**SUPPLIED MATERIAL:**
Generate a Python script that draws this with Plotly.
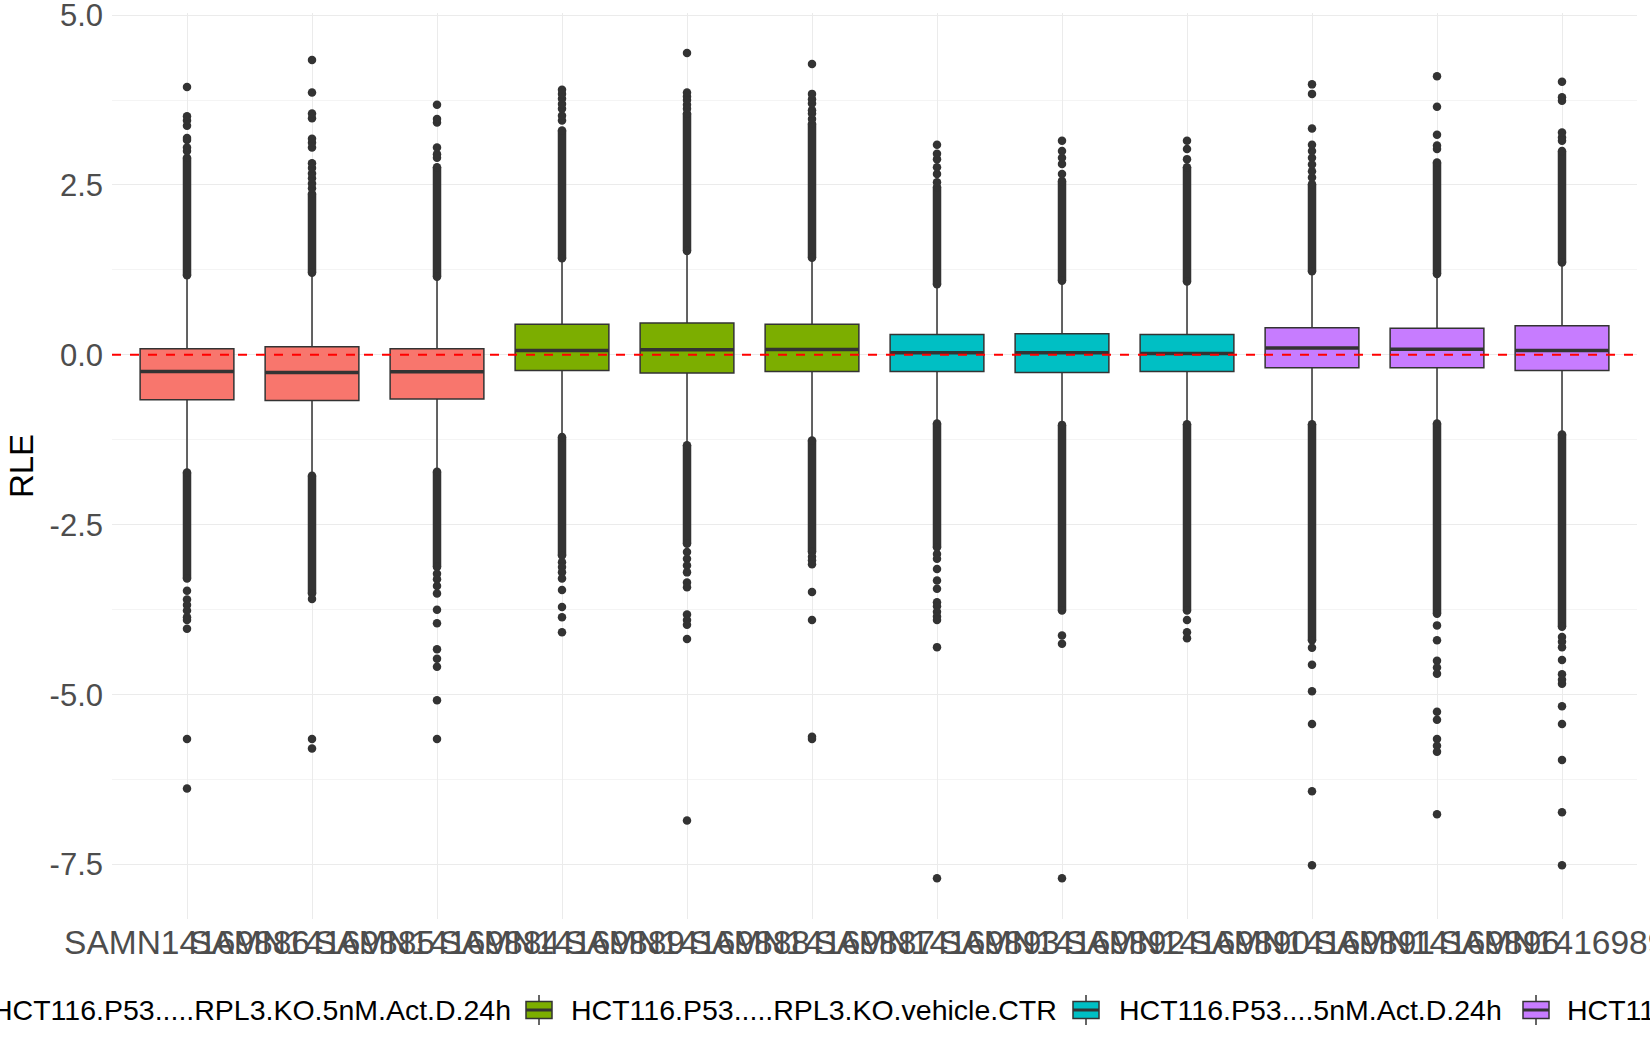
import plotly.graph_objects as go

# samples (x axis), in plotting order
samples = ["SAMN14169886", "SAMN14169885", "SAMN14169884",
           "SAMN14169889", "SAMN14169888", "SAMN14169887",
           "SAMN14169893", "SAMN14169892", "SAMN14169890",
           "SAMN14169891", "SAMN14169896", "SAMN14169895"]
sample_group = [0, 0, 0, 1, 1, 1, 2, 2, 2, 3, 3, 3]

group_names = ["HCT116.P53.....RPL3.KO.5nM.Act.D.24h",
               "HCT116.P53.....RPL3.KO.vehicle.CTR",
               "HCT116.P53....5nM.Act.D.24h",
               "HCT116.P53....vehicle.CTR"]
group_colors = ["#F8766D", "#7CAE00", "#00BFC4", "#C77CFF"]

# box statistics (RLE)
q1 = [-0.66, -0.67, -0.65, -0.23, -0.265, -0.245, -0.245, -0.26, -0.245, -0.19, -0.19, -0.23]
median = [-0.245, -0.26, -0.25, 0.064, 0.074, 0.078, 0.03, 0.03, 0.02, 0.10, 0.083, 0.064]
q3 = [0.09, 0.12, 0.09, 0.45, 0.47, 0.45, 0.30, 0.31, 0.30, 0.40, 0.39, 0.43]
lower_whisker = [-1.71, -1.76, -1.70, -1.19, -1.31, -1.24, -0.99, -1.02, -1.01, -1.01, -1.00, -1.16]
upper_whisker = [1.14, 1.19, 1.13, 1.39, 1.51, 1.41, 1.02, 1.07, 1.06, 1.21, 1.17, 1.34]

# outliers: the dense stretches (first, last point) and the isolated points
upper_dense = [(1.17, 2.90), (1.21, 2.37), (1.15, 2.76), (1.42, 3.30), (1.53, 3.55), (1.43, 3.40),
               (1.04, 2.47), (1.09, 2.56), (1.08, 2.76), (1.23, 2.51), (1.19, 2.83), (1.36, 3.00)]
lower_dense = [(-1.73, -3.29), (-1.78, -3.51), (-1.72, -3.12), (-1.21, -2.95), (-1.33, -2.78), (-1.26, -2.90),
               (-1.01, -2.83), (-1.03, -3.76), (-1.02, -3.76), (-1.02, -4.20), (-1.01, -3.81), (-1.17, -4.00)]
upper_points = [
    [3.0, 3.05, 3.16, 3.19, 3.37, 3.45, 3.51, 3.94],
    [2.45, 2.52, 2.6, 2.67, 2.75, 2.82, 3.05, 3.12, 3.18, 3.48, 3.55, 3.86, 4.34],
    [2.9, 2.95, 3.05, 3.42, 3.47, 3.68],
    [3.45, 3.52, 3.62, 3.69, 3.77, 3.84, 3.9],
    [3.62, 3.68, 3.75, 3.8, 3.86, 4.44],
    [3.47, 3.55, 3.6, 3.7, 3.76, 3.84, 4.28],
    [2.54, 2.66, 2.76, 2.88, 2.96, 3.09],
    [2.66, 2.81, 2.9, 3.0, 3.15],
    [2.88, 3.03, 3.15],
    [2.61, 2.7, 2.8, 2.9, 3.0, 3.09, 3.33, 3.84, 3.98],
    [3.03, 3.08, 3.24, 3.65, 4.1],
    [3.15, 3.2, 3.27, 3.74, 3.79, 4.02],
]
lower_points = [
    [-3.47, -3.6, -3.68, -3.76, -3.86, -3.9, -4.03, -5.65, -6.38],
    [-3.59, -5.65, -5.79],
    [-3.22, -3.3, -3.4, -3.51, -3.75, -3.95, -4.33, -4.47, -4.59, -5.08, -5.65],
    [-3.05, -3.12, -3.2, -3.29, -3.46, -3.71, -3.86, -4.08],
    [-2.9, -3.0, -3.1, -3.2, -3.35, -3.42, -3.82, -3.9, -3.97, -4.18, -6.85],
    [-2.97, -3.02, -3.08, -3.49, -3.9, -5.62, -5.65],
    [-2.93, -3.0, -3.15, -3.32, -3.44, -3.64, -3.7, -3.78, -3.85, -3.9, -4.3, -7.7],
    [-4.13, -4.25, -7.7],
    [-3.9, -4.08, -4.17],
    [-4.31, -4.56, -4.95, -5.43, -6.42, -7.51],
    [-3.98, -4.2, -4.5, -4.6, -4.69, -5.25, -5.37, -5.65, -5.75, -5.84, -6.76],
    [-4.15, -4.22, -4.3, -4.49, -4.7, -4.78, -4.84, -5.17, -5.43, -5.96, -6.73, -7.51],
]

y_ticks = [-7.5, -5.0, -2.5, 0.0, 2.5, 5.0]
y_minor = [-6.25, -3.75, -1.25, 1.25, 3.75]

FONT = "Liberation Sans, Arial, sans-serif"
DARK = "#333333"
BOX_W = 0.75

fig = go.Figure()

for i, s in enumerate(samples):
    g = sample_group[i]
    fig.add_trace(go.Box(
        x=[i], q1=[q1[i]], median=[median[i]], q3=[q3[i]],
        lowerfence=[lower_whisker[i]], upperfence=[upper_whisker[i]],
        width=BOX_W, whiskerwidth=0, boxpoints=False,
        fillcolor=group_colors[g], line=dict(color=DARK, width=1.5),
        name=s, showlegend=False, hoverinfo="skip",
    ))

# thicker median bars (ggplot fattens them)
mx, my = [], []
for i in range(len(samples)):
    mx += [i - BOX_W / 2, i + BOX_W / 2, None]
    my += [median[i], median[i], None]
fig.add_trace(go.Scatter(x=mx, y=my, mode="lines", line=dict(color=DARK, width=3.5),
                         showlegend=False, hoverinfo="skip"))

# dense outlier stretches
dx, dy = [], []
for i in range(len(samples)):
    for lo, hi in (upper_dense[i], lower_dense[i]):
        dx += [i, i, None]
        dy += [lo, hi, None]
fig.add_trace(go.Scatter(x=dx, y=dy, mode="lines+markers",
                         line=dict(color=DARK, width=8.5), marker=dict(color=DARK, size=8.5),
                         showlegend=False, hoverinfo="skip"))

# isolated outliers
px_, py_ = [], []
for i in range(len(samples)):
    for v in upper_points[i] + lower_points[i]:
        px_.append(i)
        py_.append(v)
fig.add_trace(go.Scatter(x=px_, y=py_, mode="markers", marker=dict(color=DARK, size=8.5),
                         showlegend=False, hoverinfo="skip"))

# reference line at 0
fig.add_hline(y=0, line=dict(color="red", width=2, dash="9px,9px"), layer="above")

# panel position in pixels
PL, PR, PT, PB = 112, 1637, 13, 919


def to_px(p):
    return (p - PL) / (PR - PL)


def to_py(p):
    return (PB - p) / (PB - PT)


# legend drawn by hand: ggplot lets it run off both sides of the image
key_centers = [-25, 539, 1086, 1536]
text_left = [None, 569, 1117, 1565]
legend_y = 1010
shapes = []
annotations = []
for k, name in enumerate(group_names):
    c = key_centers[k]
    shapes.append(dict(type="line", xref="paper", yref="paper", x0=to_px(c), x1=to_px(c),
                       y0=to_py(legend_y - 15), y1=to_py(legend_y + 15), line=dict(color=DARK, width=1.5)))
    shapes.append(dict(type="rect", xref="paper", yref="paper", x0=to_px(c - 13), x1=to_px(c + 13),
                       y0=to_py(legend_y - 8.5), y1=to_py(legend_y + 8.5),
                       fillcolor=group_colors[k], line=dict(color=DARK, width=1.5)))
    shapes.append(dict(type="line", xref="paper", yref="paper", x0=to_px(c - 13), x1=to_px(c + 13),
                       y0=to_py(legend_y), y1=to_py(legend_y), line=dict(color=DARK, width=3)))
    if text_left[k] is None:
        annotations.append(dict(text=name, xref="paper", yref="paper", x=to_px(513), y=to_py(legend_y),
                                xanchor="right", yanchor="middle", showarrow=False,
                                font=dict(family=FONT, size=28.5, color="black")))
    else:
        annotations.append(dict(text=name, xref="paper", yref="paper", x=to_px(text_left[k]), y=to_py(legend_y),
                                xanchor="left", yanchor="middle", showarrow=False,
                                font=dict(family=FONT, size=28.5, color="black")))

fig.update_layout(
    width=1650, height=1050,
    margin=dict(l=PL, r=1650 - PR, t=PT, b=1050 - PB),
    plot_bgcolor="white", paper_bgcolor="white",
    font=dict(family=FONT, color="#4D4D4D"),
    showlegend=False,
    shapes=shapes,
    annotations=annotations,
)
fig.update_xaxes(
    range=[-0.6, len(samples) - 0.4],
    tickvals=list(range(len(samples))), ticktext=samples,
    tickangle=0, automargin=False, ticklabeloverflow="allow",
    tickfont=dict(size=33.5, color="#4D4D4D"),
    showgrid=True, gridcolor="#EBEBEB", gridwidth=1,
    zeroline=False, showline=False, ticks="",
)
fig.update_yaxes(
    range=[-8.3, 5.03],
    tickvals=y_ticks, ticktext=["%.1f" % v for v in y_ticks],
    automargin=False, ticklabeloverflow="allow", ticklabelstandoff=8,
    tickfont=dict(size=31, color="#4D4D4D"),
    showgrid=True, gridcolor="#EBEBEB", gridwidth=1.2,
    minor=dict(tickvals=y_minor, showgrid=True, gridcolor="#F4F4F4", gridwidth=0.8),
    zeroline=False, showline=False, ticks="",
    title=dict(text="RLE", font=dict(size=33, color="black"), standoff=6),
)

# the page's default body margin would push the figure 8px down and right
fig.write_html("out.html", config={"displayModeBar": False},
               post_script="document.body.style.margin='0px';")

**WHAT IS EXPECTED:**
From the first line of the listing above, repeat every line through the one holding "import plotly.graph_objects as go". Both ends count, and pictures stay out.

**TASK ANSWER:**
Generate a Python script that draws this with Plotly.
import plotly.graph_objects as go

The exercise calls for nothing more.